In “Guyana's Dutch-Lexicon Creoles: The
Demerara (dis)Connection”, Professor Ian Robertson seeks submerged
traces of a Dutch-Lexicon Creole Language in Demerara and argues that
there is substantial evidence to support the theory of its existence.
The language situation in the colonies of Essequibo, Berbice and
Demerara was a most complex one at the beginning of the nineteenth
century and Robertson unearths valuable documents that allude to a
bilingual language situation in the three Dutch possessions, which were
merged as the colony of British Guiana in 1831. This article will be of
particular interest to scholars of linguistics and anthropology and
anyone with an interest in the early settlement of the colony.
Five
critical reviews of poetry, imaginative prose writing and non-fictional
works are included: Philip Nanton on John Agard's folk poetry and
performance; Michael Gilkes on Ameena Gafoor's excerpt, “From A
Forthcoming Novel”; Frank Birbalsingh on Moses Nagamootoo's Henree's
Cure: Madrassi Experience in a New World; Fabian Adekunle Badejo on
Howard Fergus's Love, Labour, Liberation in Lasana Sekou; and Nigel
Westmaas on Selwyn Cudjoe's Caribbean Visionary: ARF Webber and the
Making of the Guyanese Nation.
Three succinct poems from Professor
Edward Baugh and Velma Pollard cap the issue while “Reflections in
Broken Lines” stands as an evocation of a time past and a landscape
that is no more.
We hope that readers will find the offerings of
this issue particularly relevant in light of our continuing efforts to
critically examine our art forms and forge an alternative aesthetic
that speaks more directly to our multi-layered identities.

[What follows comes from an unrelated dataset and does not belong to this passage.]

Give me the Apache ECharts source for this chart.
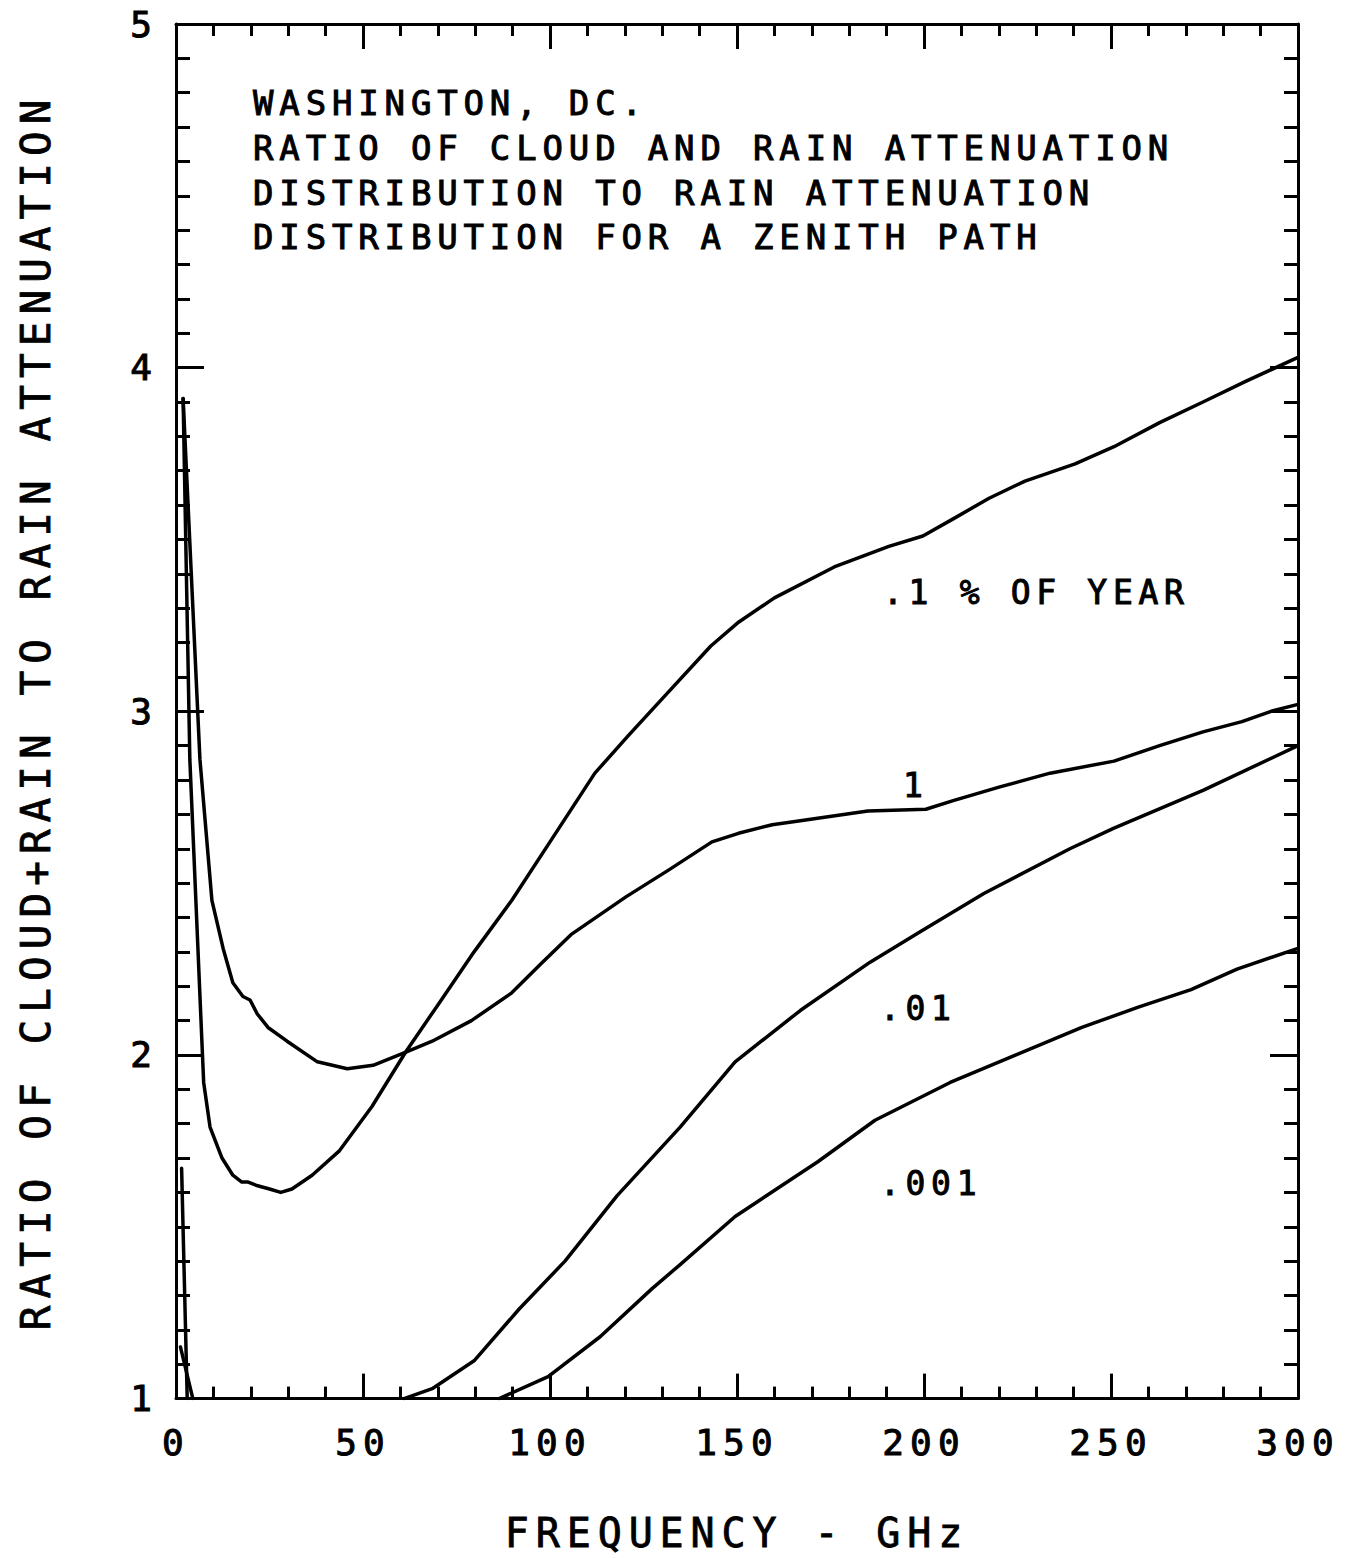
<!DOCTYPE html>
<html><head><meta charset="utf-8">
<script src="https://cdn.jsdelivr.net/npm/echarts@6/dist/echarts.min.js"></script>
<style>
html,body{margin:0;padding:0;background:#fff;}
#chart{width:1362px;height:1558px;}
#chart text{letter-spacing:0.172em;}
</style></head><body><div id="chart"></div>
<script>
// ---- data (frequency GHz, ratio) ----
const titleLines = [
  'WASHINGTON, DC.',
  'RATIO OF CLOUD AND RAIN ATTENUATION',
  'DISTRIBUTION TO RAIN ATTENUATION',
  'DISTRIBUTION FOR A ZENITH PATH'
];
const xAxisTitle = 'FREQUENCY - GHz';
const yAxisTitle = 'RATIO OF CLOUD+RAIN TO RAIN ATTENUATION';
const curveLabels = ['.1 % OF YEAR', '1', '.01', '.001'];

const pct0_1 = [[1.9,3.91],[3.7,2.86],[7.0,2.02],[7.4,1.92],[9.1,1.79],[12.3,1.70],[15.2,1.65],[17.6,1.63],[19.3,1.63],[21.6,1.62],[25,1.61],[28,1.60],[31,1.61],[36.4,1.65],[43.6,1.72],[52.4,1.85],[61.5,2.01],[70.3,2.15],[79.7,2.30],[89.8,2.45],[100,2.62],[112,2.82],[121,2.93],[132,3.06],[143,3.19],[150.5,3.26],[160,3.33],[176,3.42],[190.6,3.48],[199.7,3.51],[207.8,3.56],[217.4,3.62],[227,3.67],[240.4,3.72],[250.8,3.77],[263,3.84],[274.6,3.90],[286,3.96],[300,4.03]];
const pct1 = [[1.9,3.91],[6.4,2.86],[9.6,2.45],[12.6,2.31],[15.2,2.21],[17.9,2.17],[19.8,2.16],[21.7,2.12],[24.6,2.08],[29.7,2.04],[37.8,1.98],[45.8,1.96],[52.7,1.97],[61.8,2.01],[68.5,2.04],[79,2.10],[89.7,2.18],[98,2.27],[105.6,2.35],[120.3,2.46],[132,2.54],[143.3,2.62],[150.4,2.645],[159.4,2.67],[166,2.68],[185,2.71],[200.5,2.715],[207.8,2.74],[220.3,2.78],[233.7,2.82],[250.8,2.855],[263,2.90],[274.6,2.94],[285,2.97],[292.8,3.00],[300,3.02]];
const pct0_01 = [[1.5,1.67],[3,1.0],null,[61,1.0],[68.7,1.03],[79.7,1.11],[91.7,1.26],[104,1.40],[117.9,1.59],[134.8,1.79],[149.5,1.98],[167,2.13],[185.6,2.27],[199.2,2.36],[216,2.47],[239,2.60],[250.8,2.66],[274.6,2.77],[300,2.90]];
const pct0_001 = [[1.2,1.15],[4.5,1.0],null,[86.4,1.0],[99.5,1.064],[113.4,1.18],[127.3,1.32],[134.8,1.39],[149.5,1.53],[171.7,1.69],[186.9,1.81],[207,1.92],[224.6,2.00],[242.2,2.08],[257.5,2.14],[271.4,2.19],[283.7,2.25],[300,2.31]];

// ---- chart ----
const FONT = '"DejaVu Sans Mono", monospace';
const black = '#000';
const chart = echarts.init(document.getElementById('chart'), null, {renderer: 'svg'});

function xAx(pos, show) {
  return {
    type: 'value', position: pos, min: 0, max: 300, interval: 50,
    axisLine: {show: true, onZero: false, lineStyle: {color: black, width: 3}},
    axisTick: {show: true, inside: true, length: 25, lineStyle: {color: black, width: 3}},
    minorTick: {show: true, splitNumber: 5, length: 12, lineStyle: {color: black, width: 3}},
    splitLine: {show: false},
    axisLabel: {show: show, margin: 26, color: black, fontFamily: FONT, fontSize: 36,
      textBorderColor: black, textBorderWidth: 1},
    name: show ? xAxisTitle : '', nameLocation: 'middle', nameGap: 114,
    nameTextStyle: {color: black, fontFamily: FONT, fontSize: 40, textBorderColor: black, textBorderWidth: 0.8}
  };
}
function yAx(pos, show) {
  return {
    type: 'value', position: pos, min: 1, max: 5, interval: 1,
    axisLine: {show: true, onZero: false, lineStyle: {color: black, width: 3}},
    axisTick: {show: true, inside: true, length: 28, lineStyle: {color: black, width: 3}},
    minorTick: {show: true, splitNumber: 10, length: 14, lineStyle: {color: black, width: 3}},
    splitLine: {show: false},
    axisLabel: {show: show, margin: 18, color: black, fontFamily: FONT, fontSize: 36,
      textBorderColor: black, textBorderWidth: 1},
    name: show ? yAxisTitle : '', nameLocation: 'middle', nameGap: 120,
    nameTextStyle: {color: black, fontFamily: FONT, fontSize: 41, textBorderColor: black, textBorderWidth: 0.8}
  };
}
function series(data) {
  return {
    type: 'line', data: data, showSymbol: false, symbol: 'none',
    smooth: false, connectNulls: false, clip: true,
    lineStyle: {color: black, width: 3.5, join: 'round', cap: 'round'}, silent: true, animation: false
  };
}

const textStyle = (size) => ({fill: black, stroke: black, lineWidth: 1, fontFamily: FONT, fontSize: size, textAlign: 'left', textVerticalAlign: 'middle'});
const graphic = [];
const titleY = [103, 148, 193, 237];
titleLines.forEach((t, i) => graphic.push({type: 'text', x: 253, y: titleY[i], style: Object.assign({text: t}, textStyle(34))}));
const labelPos = [[883, 592], [903, 785], [880, 1008], [880, 1183]];
curveLabels.forEach((t, i) => graphic.push({type: 'text', x: labelPos[i][0], y: labelPos[i][1], style: Object.assign({text: t}, textStyle(33))}));

chart.setOption({
  animation: false,
  backgroundColor: '#fff',
  grid: {left: 176, right: 64, top: 24, bottom: 158, containLabel: false},
  xAxis: [xAx('bottom', true), xAx('top', false)],
  yAxis: [yAx('left', true), yAx('right', false)],
  series: [series(pct0_1), series(pct1), series(pct0_01), series(pct0_001)],
  graphic: graphic
});
</script></body></html>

Interestingly, the call for papers for this issue did not specify the
theme of identity but the fact that so many of the submissions spoke to
questions of identity and culture – fracture and discontinuity; trapped
“at the forest's edge”; home and exile; the loss of language; cultural
erosion; childhood memories of a vanished past – indicates the
necessity of fresh critical enquiry into submerged dimensions of self.